● **DATASET EXCERPT**:
########

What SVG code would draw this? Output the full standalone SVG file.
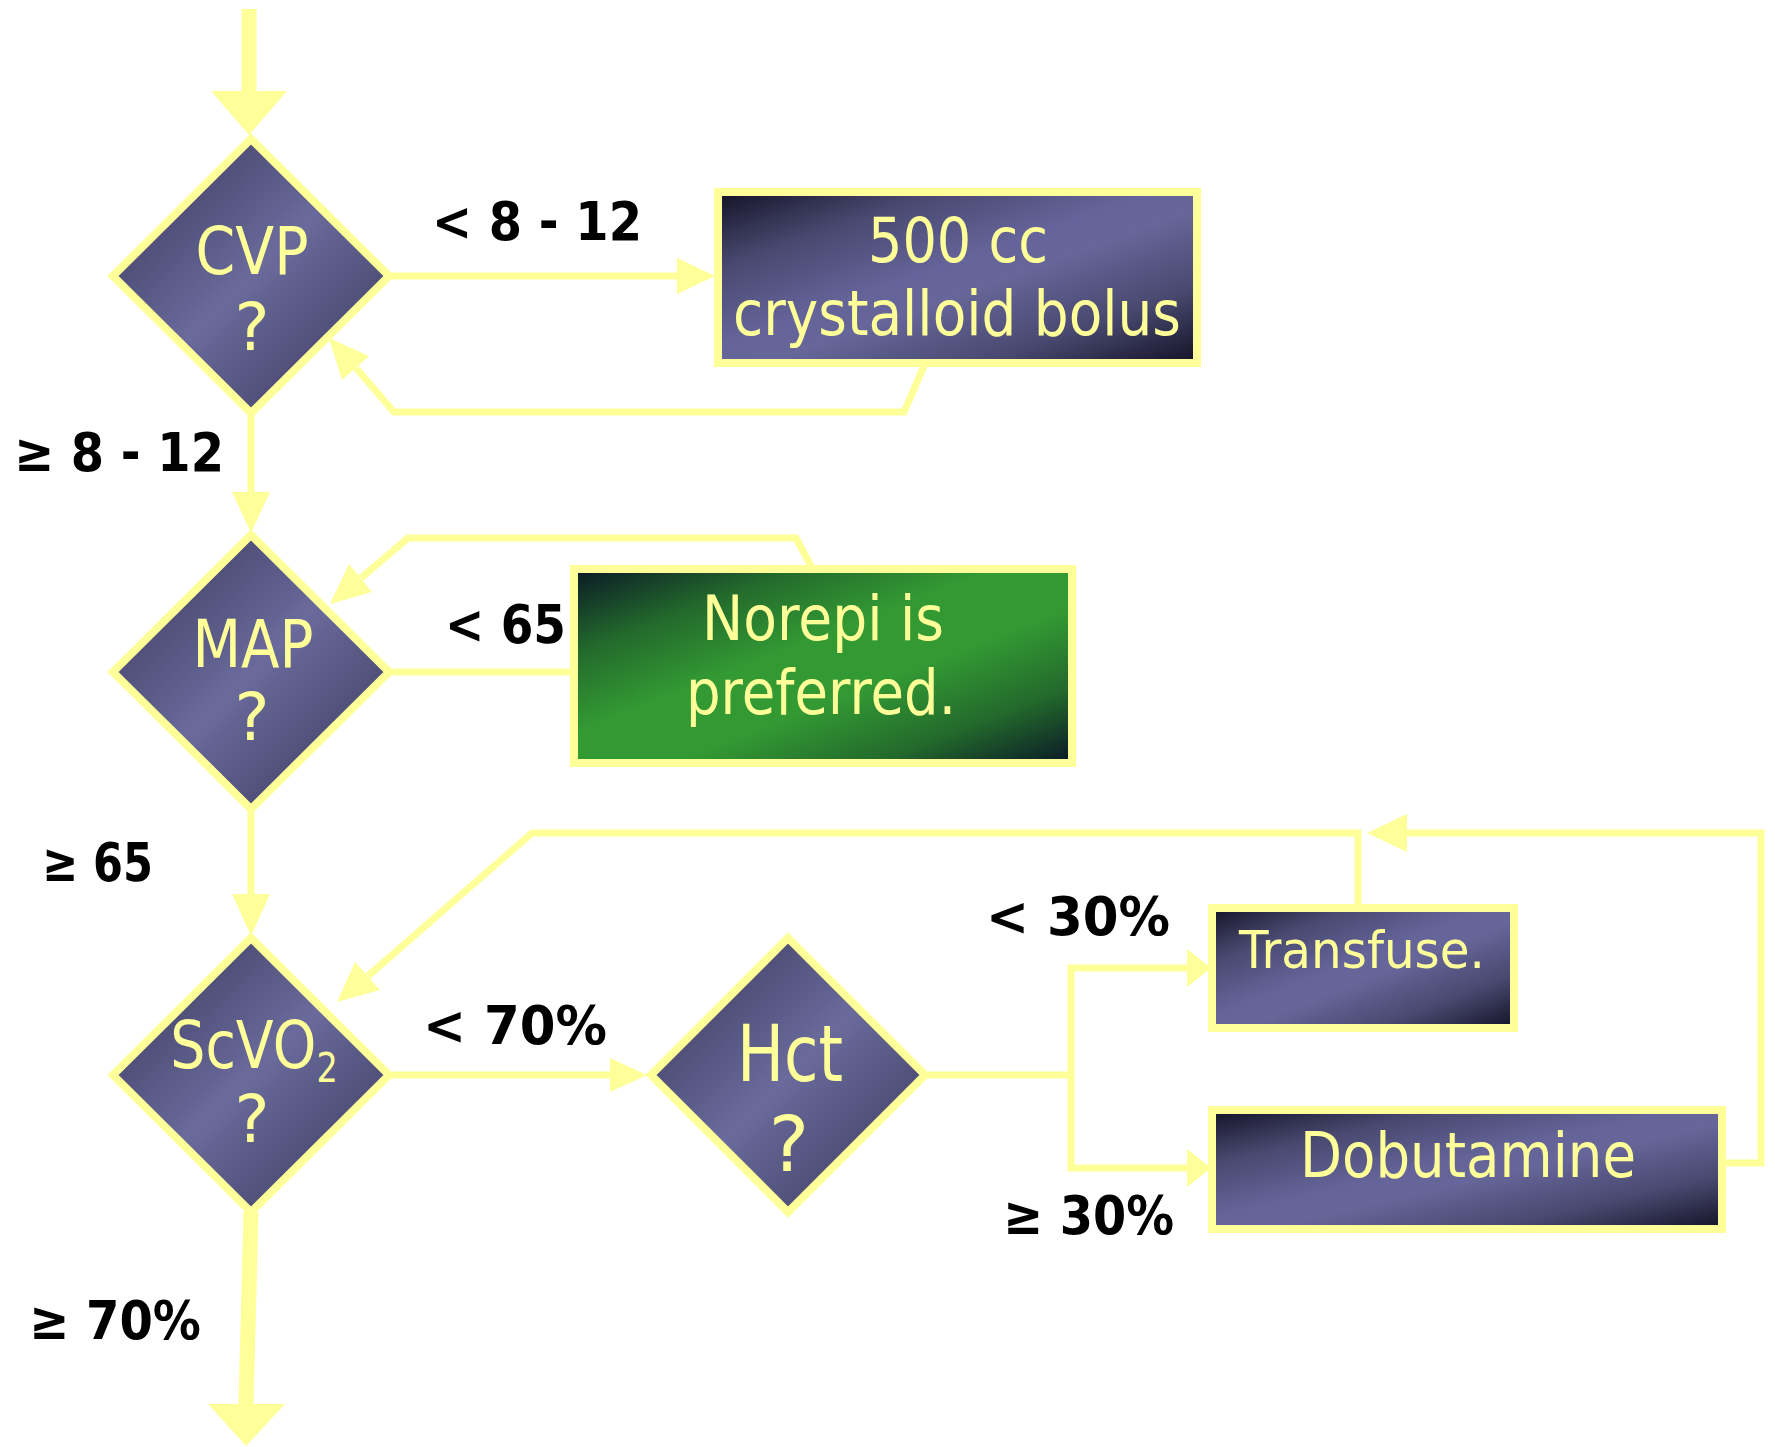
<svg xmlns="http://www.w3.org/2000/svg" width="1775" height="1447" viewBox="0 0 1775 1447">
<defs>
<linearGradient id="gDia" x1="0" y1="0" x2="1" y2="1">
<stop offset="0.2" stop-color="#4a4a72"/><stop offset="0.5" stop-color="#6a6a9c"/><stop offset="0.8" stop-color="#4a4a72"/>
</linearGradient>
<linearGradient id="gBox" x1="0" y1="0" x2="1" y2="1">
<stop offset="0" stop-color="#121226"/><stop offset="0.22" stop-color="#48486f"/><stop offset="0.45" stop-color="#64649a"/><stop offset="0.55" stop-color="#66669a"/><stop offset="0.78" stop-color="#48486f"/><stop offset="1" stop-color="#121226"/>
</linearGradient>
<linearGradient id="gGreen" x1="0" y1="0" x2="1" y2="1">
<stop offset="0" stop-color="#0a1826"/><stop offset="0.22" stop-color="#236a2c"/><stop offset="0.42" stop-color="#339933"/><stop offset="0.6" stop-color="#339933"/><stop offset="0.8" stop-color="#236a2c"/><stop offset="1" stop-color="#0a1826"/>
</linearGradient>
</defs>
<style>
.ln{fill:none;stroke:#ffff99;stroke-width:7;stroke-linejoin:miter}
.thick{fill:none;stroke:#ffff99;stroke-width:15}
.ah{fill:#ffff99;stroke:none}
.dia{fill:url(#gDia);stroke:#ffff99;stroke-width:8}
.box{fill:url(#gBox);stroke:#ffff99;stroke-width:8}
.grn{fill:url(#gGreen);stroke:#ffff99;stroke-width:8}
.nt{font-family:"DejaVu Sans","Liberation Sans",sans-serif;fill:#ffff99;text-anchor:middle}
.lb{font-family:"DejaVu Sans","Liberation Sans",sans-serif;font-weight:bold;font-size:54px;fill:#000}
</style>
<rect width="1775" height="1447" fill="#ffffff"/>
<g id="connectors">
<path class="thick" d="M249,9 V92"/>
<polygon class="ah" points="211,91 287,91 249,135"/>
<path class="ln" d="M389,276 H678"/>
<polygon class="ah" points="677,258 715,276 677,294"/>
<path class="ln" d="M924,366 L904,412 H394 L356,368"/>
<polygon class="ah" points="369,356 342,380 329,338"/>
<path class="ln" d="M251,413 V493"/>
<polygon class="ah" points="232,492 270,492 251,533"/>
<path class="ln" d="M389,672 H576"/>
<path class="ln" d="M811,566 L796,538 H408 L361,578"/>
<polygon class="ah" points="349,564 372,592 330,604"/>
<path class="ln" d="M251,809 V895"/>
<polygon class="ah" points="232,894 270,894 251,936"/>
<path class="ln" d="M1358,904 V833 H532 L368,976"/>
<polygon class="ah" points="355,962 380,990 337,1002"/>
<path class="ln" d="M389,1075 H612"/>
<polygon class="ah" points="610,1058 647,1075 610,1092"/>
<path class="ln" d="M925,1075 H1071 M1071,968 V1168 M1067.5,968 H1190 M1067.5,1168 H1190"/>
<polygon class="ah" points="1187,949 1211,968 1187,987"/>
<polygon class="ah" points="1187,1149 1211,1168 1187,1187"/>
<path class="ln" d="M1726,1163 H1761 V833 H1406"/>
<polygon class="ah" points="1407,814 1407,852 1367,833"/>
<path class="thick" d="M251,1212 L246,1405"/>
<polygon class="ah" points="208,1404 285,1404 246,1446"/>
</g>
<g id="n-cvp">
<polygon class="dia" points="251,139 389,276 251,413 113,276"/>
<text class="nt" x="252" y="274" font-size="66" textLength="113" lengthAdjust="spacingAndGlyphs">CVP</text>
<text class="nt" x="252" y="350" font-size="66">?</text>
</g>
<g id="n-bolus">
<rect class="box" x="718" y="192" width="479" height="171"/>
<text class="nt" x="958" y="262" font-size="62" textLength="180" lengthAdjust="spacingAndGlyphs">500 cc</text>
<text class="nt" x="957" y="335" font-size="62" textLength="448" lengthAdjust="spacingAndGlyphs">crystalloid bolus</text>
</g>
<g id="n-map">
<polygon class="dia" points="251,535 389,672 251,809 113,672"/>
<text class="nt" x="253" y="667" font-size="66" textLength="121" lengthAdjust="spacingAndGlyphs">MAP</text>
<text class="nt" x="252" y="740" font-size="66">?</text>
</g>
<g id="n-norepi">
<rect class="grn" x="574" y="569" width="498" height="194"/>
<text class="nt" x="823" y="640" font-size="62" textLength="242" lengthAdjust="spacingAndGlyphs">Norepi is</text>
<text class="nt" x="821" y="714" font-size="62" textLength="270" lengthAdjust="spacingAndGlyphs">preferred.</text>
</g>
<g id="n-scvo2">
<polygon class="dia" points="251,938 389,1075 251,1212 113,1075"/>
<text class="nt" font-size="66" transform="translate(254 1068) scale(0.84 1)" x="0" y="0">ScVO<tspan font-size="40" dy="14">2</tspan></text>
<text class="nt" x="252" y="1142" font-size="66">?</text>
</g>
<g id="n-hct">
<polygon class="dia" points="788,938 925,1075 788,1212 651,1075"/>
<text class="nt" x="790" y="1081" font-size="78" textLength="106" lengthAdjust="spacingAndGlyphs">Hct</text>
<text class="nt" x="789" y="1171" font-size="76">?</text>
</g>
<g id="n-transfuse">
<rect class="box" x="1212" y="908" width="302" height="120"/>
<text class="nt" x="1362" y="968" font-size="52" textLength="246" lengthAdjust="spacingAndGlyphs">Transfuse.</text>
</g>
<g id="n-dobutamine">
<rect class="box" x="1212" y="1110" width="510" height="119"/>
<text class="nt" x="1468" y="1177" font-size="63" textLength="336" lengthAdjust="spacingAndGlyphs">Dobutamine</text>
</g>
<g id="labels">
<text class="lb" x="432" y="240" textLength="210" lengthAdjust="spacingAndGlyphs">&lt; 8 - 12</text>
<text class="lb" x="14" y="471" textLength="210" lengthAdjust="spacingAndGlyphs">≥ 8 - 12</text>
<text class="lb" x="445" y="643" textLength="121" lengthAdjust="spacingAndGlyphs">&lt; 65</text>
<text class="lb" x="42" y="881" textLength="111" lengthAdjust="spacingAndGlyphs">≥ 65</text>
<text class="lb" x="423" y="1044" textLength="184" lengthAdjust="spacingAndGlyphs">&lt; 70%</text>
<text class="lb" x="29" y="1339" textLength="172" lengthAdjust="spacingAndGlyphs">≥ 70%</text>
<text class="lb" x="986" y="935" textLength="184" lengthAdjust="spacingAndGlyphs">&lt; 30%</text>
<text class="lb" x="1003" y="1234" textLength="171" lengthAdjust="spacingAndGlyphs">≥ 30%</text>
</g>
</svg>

########

● **TASK GOAL**: Every line above should be returned exactly; the pictures stay out.

● **OUTPUT BELOW**:
What SVG code would draw this? Output the full standalone SVG file.
<svg xmlns="http://www.w3.org/2000/svg" width="1775" height="1447" viewBox="0 0 1775 1447">
<defs>
<linearGradient id="gDia" x1="0" y1="0" x2="1" y2="1">
<stop offset="0.2" stop-color="#4a4a72"/><stop offset="0.5" stop-color="#6a6a9c"/><stop offset="0.8" stop-color="#4a4a72"/>
</linearGradient>
<linearGradient id="gBox" x1="0" y1="0" x2="1" y2="1">
<stop offset="0" stop-color="#121226"/><stop offset="0.22" stop-color="#48486f"/><stop offset="0.45" stop-color="#64649a"/><stop offset="0.55" stop-color="#66669a"/><stop offset="0.78" stop-color="#48486f"/><stop offset="1" stop-color="#121226"/>
</linearGradient>
<linearGradient id="gGreen" x1="0" y1="0" x2="1" y2="1">
<stop offset="0" stop-color="#0a1826"/><stop offset="0.22" stop-color="#236a2c"/><stop offset="0.42" stop-color="#339933"/><stop offset="0.6" stop-color="#339933"/><stop offset="0.8" stop-color="#236a2c"/><stop offset="1" stop-color="#0a1826"/>
</linearGradient>
</defs>
<style>
.ln{fill:none;stroke:#ffff99;stroke-width:7;stroke-linejoin:miter}
.thick{fill:none;stroke:#ffff99;stroke-width:15}
.ah{fill:#ffff99;stroke:none}
.dia{fill:url(#gDia);stroke:#ffff99;stroke-width:8}
.box{fill:url(#gBox);stroke:#ffff99;stroke-width:8}
.grn{fill:url(#gGreen);stroke:#ffff99;stroke-width:8}
.nt{font-family:"DejaVu Sans","Liberation Sans",sans-serif;fill:#ffff99;text-anchor:middle}
.lb{font-family:"DejaVu Sans","Liberation Sans",sans-serif;font-weight:bold;font-size:54px;fill:#000}
</style>
<rect width="1775" height="1447" fill="#ffffff"/>
<g id="connectors">
<path class="thick" d="M249,9 V92"/>
<polygon class="ah" points="211,91 287,91 249,135"/>
<path class="ln" d="M389,276 H678"/>
<polygon class="ah" points="677,258 715,276 677,294"/>
<path class="ln" d="M924,366 L904,412 H394 L356,368"/>
<polygon class="ah" points="369,356 342,380 329,338"/>
<path class="ln" d="M251,413 V493"/>
<polygon class="ah" points="232,492 270,492 251,533"/>
<path class="ln" d="M389,672 H576"/>
<path class="ln" d="M811,566 L796,538 H408 L361,578"/>
<polygon class="ah" points="349,564 372,592 330,604"/>
<path class="ln" d="M251,809 V895"/>
<polygon class="ah" points="232,894 270,894 251,936"/>
<path class="ln" d="M1358,904 V833 H532 L368,976"/>
<polygon class="ah" points="355,962 380,990 337,1002"/>
<path class="ln" d="M389,1075 H612"/>
<polygon class="ah" points="610,1058 647,1075 610,1092"/>
<path class="ln" d="M925,1075 H1071 M1071,968 V1168 M1067.5,968 H1190 M1067.5,1168 H1190"/>
<polygon class="ah" points="1187,949 1211,968 1187,987"/>
<polygon class="ah" points="1187,1149 1211,1168 1187,1187"/>
<path class="ln" d="M1726,1163 H1761 V833 H1406"/>
<polygon class="ah" points="1407,814 1407,852 1367,833"/>
<path class="thick" d="M251,1212 L246,1405"/>
<polygon class="ah" points="208,1404 285,1404 246,1446"/>
</g>
<g id="n-cvp">
<polygon class="dia" points="251,139 389,276 251,413 113,276"/>
<text class="nt" x="252" y="274" font-size="66" textLength="113" lengthAdjust="spacingAndGlyphs">CVP</text>
<text class="nt" x="252" y="350" font-size="66">?</text>
</g>
<g id="n-bolus">
<rect class="box" x="718" y="192" width="479" height="171"/>
<text class="nt" x="958" y="262" font-size="62" textLength="180" lengthAdjust="spacingAndGlyphs">500 cc</text>
<text class="nt" x="957" y="335" font-size="62" textLength="448" lengthAdjust="spacingAndGlyphs">crystalloid bolus</text>
</g>
<g id="n-map">
<polygon class="dia" points="251,535 389,672 251,809 113,672"/>
<text class="nt" x="253" y="667" font-size="66" textLength="121" lengthAdjust="spacingAndGlyphs">MAP</text>
<text class="nt" x="252" y="740" font-size="66">?</text>
</g>
<g id="n-norepi">
<rect class="grn" x="574" y="569" width="498" height="194"/>
<text class="nt" x="823" y="640" font-size="62" textLength="242" lengthAdjust="spacingAndGlyphs">Norepi is</text>
<text class="nt" x="821" y="714" font-size="62" textLength="270" lengthAdjust="spacingAndGlyphs">preferred.</text>
</g>
<g id="n-scvo2">
<polygon class="dia" points="251,938 389,1075 251,1212 113,1075"/>
<text class="nt" font-size="66" transform="translate(254 1068) scale(0.84 1)" x="0" y="0">ScVO<tspan font-size="40" dy="14">2</tspan></text>
<text class="nt" x="252" y="1142" font-size="66">?</text>
</g>
<g id="n-hct">
<polygon class="dia" points="788,938 925,1075 788,1212 651,1075"/>
<text class="nt" x="790" y="1081" font-size="78" textLength="106" lengthAdjust="spacingAndGlyphs">Hct</text>
<text class="nt" x="789" y="1171" font-size="76">?</text>
</g>
<g id="n-transfuse">
<rect class="box" x="1212" y="908" width="302" height="120"/>
<text class="nt" x="1362" y="968" font-size="52" textLength="246" lengthAdjust="spacingAndGlyphs">Transfuse.</text>
</g>
<g id="n-dobutamine">
<rect class="box" x="1212" y="1110" width="510" height="119"/>
<text class="nt" x="1468" y="1177" font-size="63" textLength="336" lengthAdjust="spacingAndGlyphs">Dobutamine</text>
</g>
<g id="labels">
<text class="lb" x="432" y="240" textLength="210" lengthAdjust="spacingAndGlyphs">&lt; 8 - 12</text>
<text class="lb" x="14" y="471" textLength="210" lengthAdjust="spacingAndGlyphs">≥ 8 - 12</text>
<text class="lb" x="445" y="643" textLength="121" lengthAdjust="spacingAndGlyphs">&lt; 65</text>
<text class="lb" x="42" y="881" textLength="111" lengthAdjust="spacingAndGlyphs">≥ 65</text>
<text class="lb" x="423" y="1044" textLength="184" lengthAdjust="spacingAndGlyphs">&lt; 70%</text>
<text class="lb" x="29" y="1339" textLength="172" lengthAdjust="spacingAndGlyphs">≥ 70%</text>
<text class="lb" x="986" y="935" textLength="184" lengthAdjust="spacingAndGlyphs">&lt; 30%</text>
<text class="lb" x="1003" y="1234" textLength="171" lengthAdjust="spacingAndGlyphs">≥ 30%</text>
</g>
</svg>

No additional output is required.